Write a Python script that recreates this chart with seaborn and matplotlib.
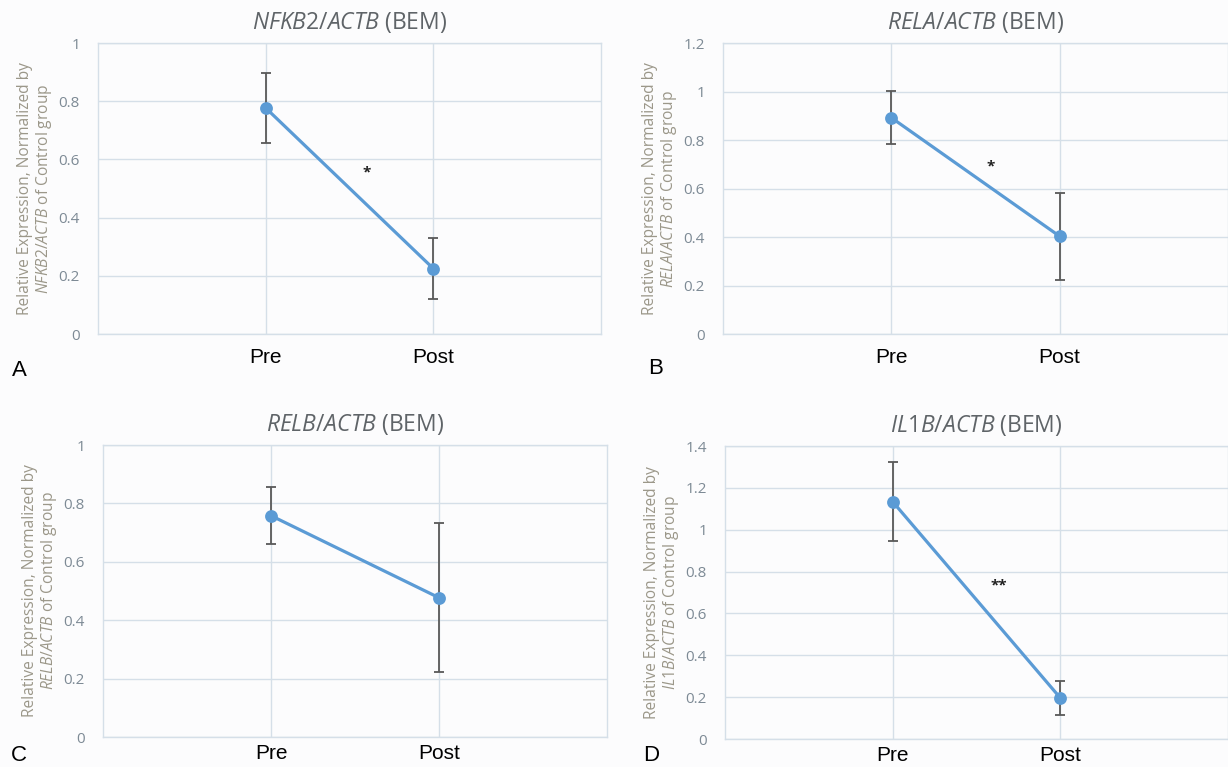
import numpy as np
import pandas as pd
import matplotlib
matplotlib.use("Agg")
import matplotlib.pyplot as plt
import seaborn as sns

# ------------------------------
# Data
# ------------------------------
CONDITIONS = ["Pre", "Post"]

NFKB2_MEAN = [0.777, 0.225]
NFKB2_SEM = [0.120, 0.104]

RELA_MEAN = [0.892, 0.403]
RELA_SEM = [0.109, 0.180]

RELB_MEAN = [0.758, 0.477]
RELB_SEM = [0.097, 0.256]

IL1B_MEAN = [1.134, 0.196]
IL1B_SEM = [0.189, 0.079]

GENES = ["NFKB2", "RELA", "RELB", "IL1B"]
YMAX = [1.0, 1.2, 1.0, 1.4]
STARS = ["*", "*", "", "**"]
STAR_POS = [(0.60, 0.555), (0.59, 0.69), (0.5, 0.0), (0.63, 0.735)]
PANEL_LETTERS = ["A", "B", "C", "D"]

LINE_COLOR = "#5b9bd5"
ERR_COLOR = "#595959"
GRID_COLOR = "#d5dfe8"
TICK_COLOR = "#7d8a95"
LABEL_COLOR = "#9b9789"
TITLE_COLOR = "#5f6468"
BG = "#fcfcfd"

sns.set_theme(style="white")
plt.rcParams["font.family"] = ["Open Sans", "DejaVu Sans"]
plt.rcParams["mathtext.fontset"] = "custom"
plt.rcParams["mathtext.rm"] = "Open Sans"
plt.rcParams["mathtext.it"] = "Open Sans:italic"

fig = plt.figure(figsize=(12.28, 7.67), dpi=100, facecolor=BG)

# axes rectangles [left, bottom, width, height] in figure fractions
RECTS = [
    [0.0798, 0.5645, 0.4096, 0.3794],
    [0.5888, 0.5645, 0.4112, 0.3794],
    [0.0839, 0.0391, 0.4104, 0.3807],
    [0.5904, 0.0365, 0.4096, 0.3820],
]
XPAD = [10, 10, 5, 5]
LETTER_POS = [(0.010, 0.510), (0.528, 0.513), (0.009, 0.008), (0.524, 0.008)]

data = [
    (NFKB2_MEAN, NFKB2_SEM),
    (RELA_MEAN, RELA_SEM),
    (RELB_MEAN, RELB_SEM),
    (IL1B_MEAN, IL1B_SEM),
]

for i, (gene, (means, sems)) in enumerate(zip(GENES, data)):
    ax = fig.add_axes(RECTS[i])
    ax.set_facecolor(BG)
    df = pd.DataFrame({"cond": CONDITIONS, "val": means})

    ax.errorbar(
        [0, 1], means, yerr=sems, fmt="none",
        ecolor=ERR_COLOR, elinewidth=1.3, capsize=3.5, capthick=1.3, zorder=2,
    )
    sns.pointplot(
        data=df, x="cond", y="val", ax=ax, errorbar=None,
        color=LINE_COLOR, markers="o", markersize=7.5, linewidth=2.3, zorder=3,
    )

    ticks = np.arange(0, YMAX[i] + 0.01, 0.2)
    ax.set_xlim(-1, 2)
    ax.set_ylim(0, YMAX[i])
    ax.set_yticks(ticks)
    ax.set_yticklabels([f"{t:g}" for t in ticks])
    ax.set_xticks([0, 1])
    ax.set_xticklabels(CONDITIONS)
    ax.grid(True, color=GRID_COLOR, linewidth=1.0, zorder=0)
    ax.set_axisbelow(True)
    for sp in ax.spines.values():
        sp.set_color(GRID_COLOR)
        sp.set_linewidth(1.0)
    ax.tick_params(axis="both", length=0)
    ax.tick_params(axis="y", labelsize=11, labelcolor=TICK_COLOR, pad=13)
    ax.tick_params(axis="x", labelsize=15, labelcolor="black", pad=XPAD[i])
    for lab in ax.get_xticklabels():
        lab.set_family(["Liberation Sans Narrow", "Liberation Sans"])

    ax.set_xlabel("")
    ax.set_ylabel(
        "Relative Expression, Normalized by\n"
        + rf"$\it{{{gene}/ACTB}}$ of Control group",
        fontsize=11.2, color=LABEL_COLOR, labelpad=3, linespacing=1.1,
    )
    ax.set_title(
        rf"$\it{{{gene}/ACTB}}$ (BEM)",
        fontsize=16.5, color=TITLE_COLOR, pad=10,
    )

    if STARS[i]:
        sx, sy = STAR_POS[i]
        ax.text(sx, sy, STARS[i], ha="center", va="center",
                fontsize=11, color="#222222", fontweight="bold")

    fig.text(LETTER_POS[i][0], LETTER_POS[i][1], PANEL_LETTERS[i],
             fontsize=16, color="black", family=["Liberation Sans", "DejaVu Sans"])

fig.savefig("out.png", dpi=100, facecolor=BG)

**GIVEN INSTRUCTION:** Each line containing "seaborn" counts once; state the total number of such lines and nothing else.

**EXERCISE RESPONSE:** 2